Nuestra noción de humanismo posmoderno
es incompatible con una perspectiva divina, en cuanto ésta sea la intención de
entrar en contacto con lo no humano, fuera del tiempo y del azar, o que
consista ―en términos de Richard Rorty― en un deseo de objetividad.
No es raro que nuestro poeta haya
vivido obsesionado por el tiempo. Somos, además de valor central del mundo,
seres históricos. Nacemos, vivimos y morimos dentro de un espaciotemporal y
volvemos sin lugar a dudas, a nuestro origen, (la materia.)
Otra
constante, además del tiempo, en la poesía de Urtecho, es la interrogación. El
poeta pregunta y pregunta, pero no hay quien responda y llega a percatarse de
que no hay quien responda y dice en un poema de «Esplendor de Caín», con un
solipsismo bien asentado:
”Que derrepente⁄no tengo a nadie a
quien interrogar”. Es la percepción del poeta de que como individuo, como ser
humano que es y nada más, todo depende de él mismo. Si lanza una pregunta, estará
obligado a responderse él mismo. ¿Hay alguien másʔ ―pregunta el solipsista. Y
no hay ninguna respuesta.
El
percatarse de que no hay quien responda, implica un alto grado de desarrollo de
conciencia, tanto, como pueda poseerlo un humanista posmoderno.
Álvaro fue consciente en todo momento de
que avanzaba, a pesar suyo, como un acróbata, sobre un delgado hilo que
conducía de la vida hacia la muerte y como buen humanista posmoderno no sintió
miedo nunca ejecutar esa acción impuesta por caprichos del azar. Sabía que
estaba solo. Se percató también de que su integridad, tanto física como
espiritual, no dependía sólo de si él hacía bien las cosas o si las hacía mal. Había,
además de su voluntad, un poder intangible, el poder de las contingencias.
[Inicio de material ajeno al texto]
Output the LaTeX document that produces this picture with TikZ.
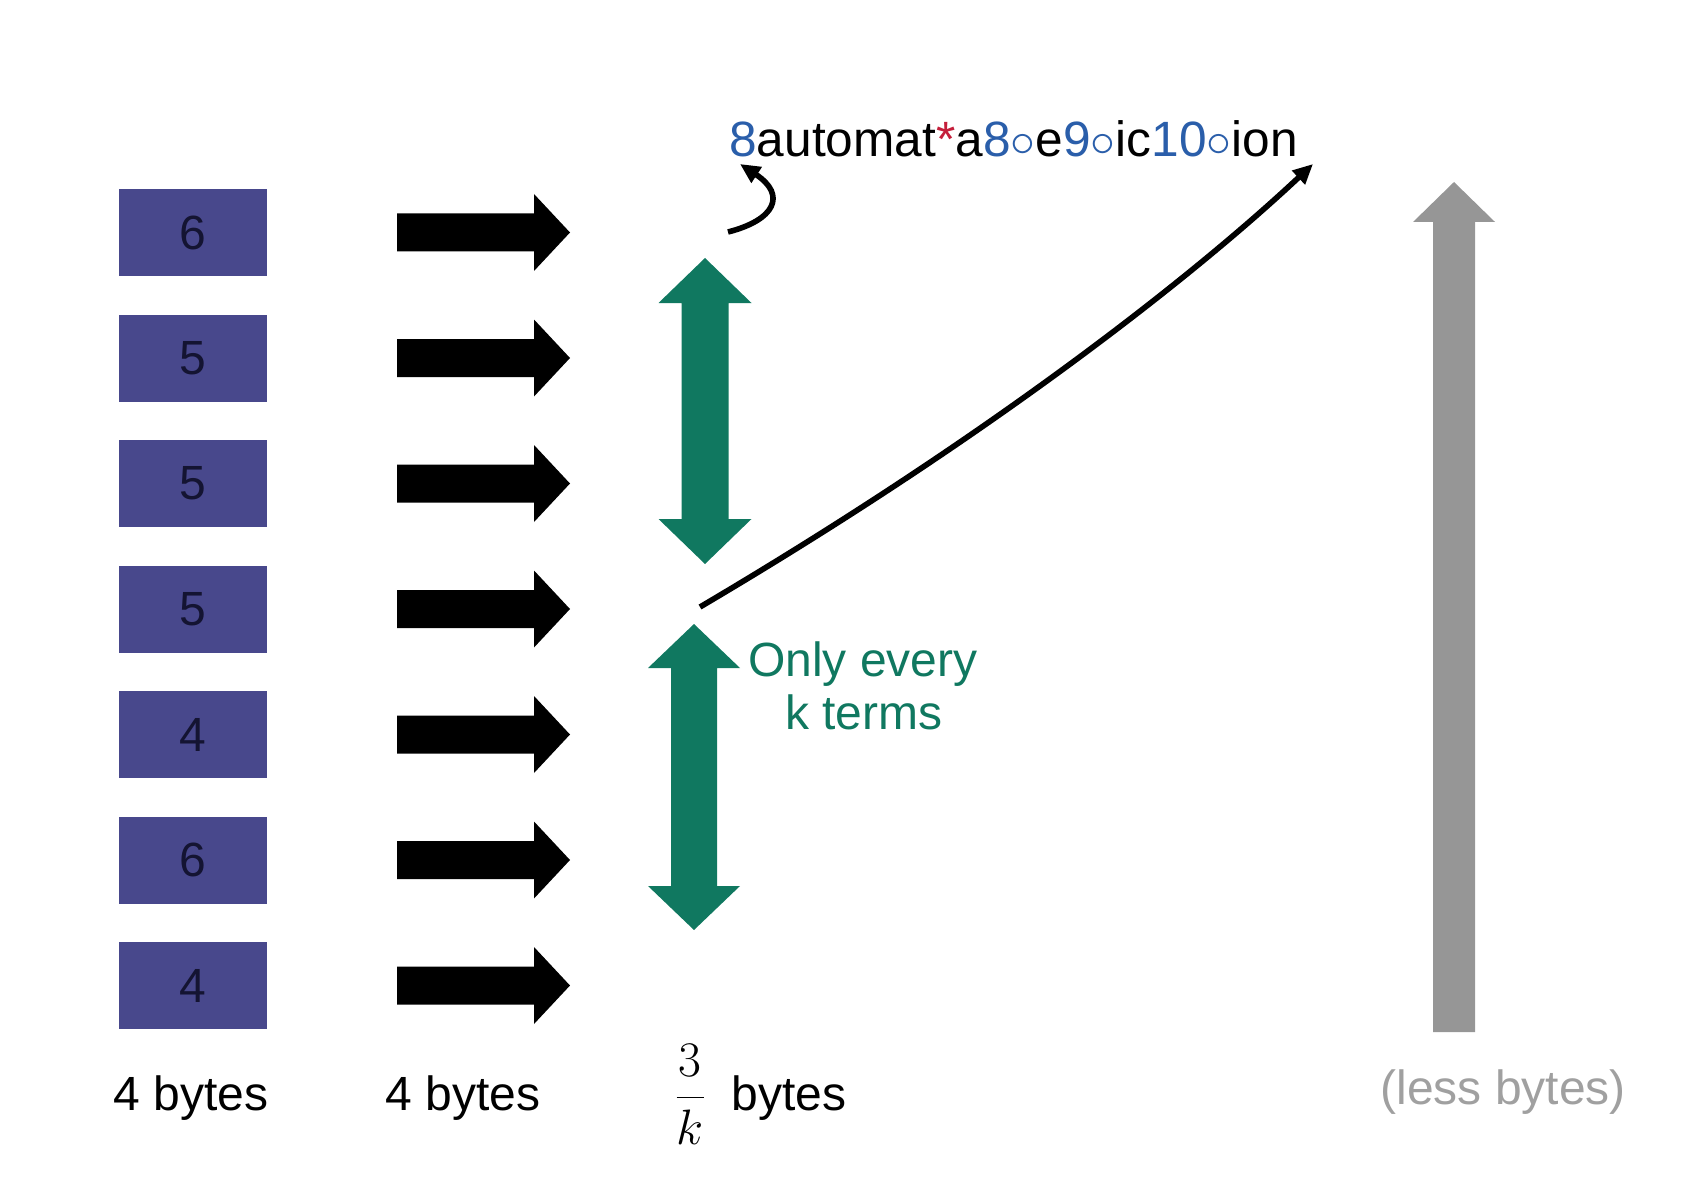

Y planteadas así las cosas en nuestro
mundo. Adoptó, presumimos que de modo consciente, como buen poeta trágico, en
su vivir cotidiano, la actitud dionisiaca, que por cierto, no reñía con su
humanismo posmoderno.
De nada servía
ser comedido, metódico, mesurado, privarse de aquellas cosas que producían
placer y satisfacción.
Los que fuimos amigos suyo fuimos
testigos de su desmesura. Fue benévolo para consigo mismo y excesivamente
bondadoso para con los otros.
Pero, paradójicamente, su personalidad
física proyectaba armonía y sobriedad. No había concordancia entre lo que decía
con su expresión fuerte y serena y lo que decía en palabras y en actos.
Álvaro Urtecho, decidió desde sus
inicios, andar por el camino estrecho. No buscó nunca la consecución de
posiciones ventajosas. No puso nunca su enorme capacidad académica y creativa
al servicio de instituciones que no fuesen literarias.
Nuestro
gran poeta no fue iconoclasta. Fue indiferente, eso sí, a las reglas
establecidas en nuestro ámbito literario, pero tampoco se propuso una ruptura
abierta y declarada con éstas, no obstante, su poética afloró sobre las
pretenciones de innovación por parte de otros poetas de su misma generación.
Y fue por su actitud pacífica, mantenida
en todo momento, que venía de lo más hondo de su ser, que por cualquier otro
motivo, que no se confrontó, con las propuestas viejas y caducas de nuestra
literatura. Le huyó siempre a las controversias.
En
su ausencia, a pesar nuestra, podemos tomarnos la libertad de poner un lema en
sus labios: paz y poesía, para la dignificación del ser humano.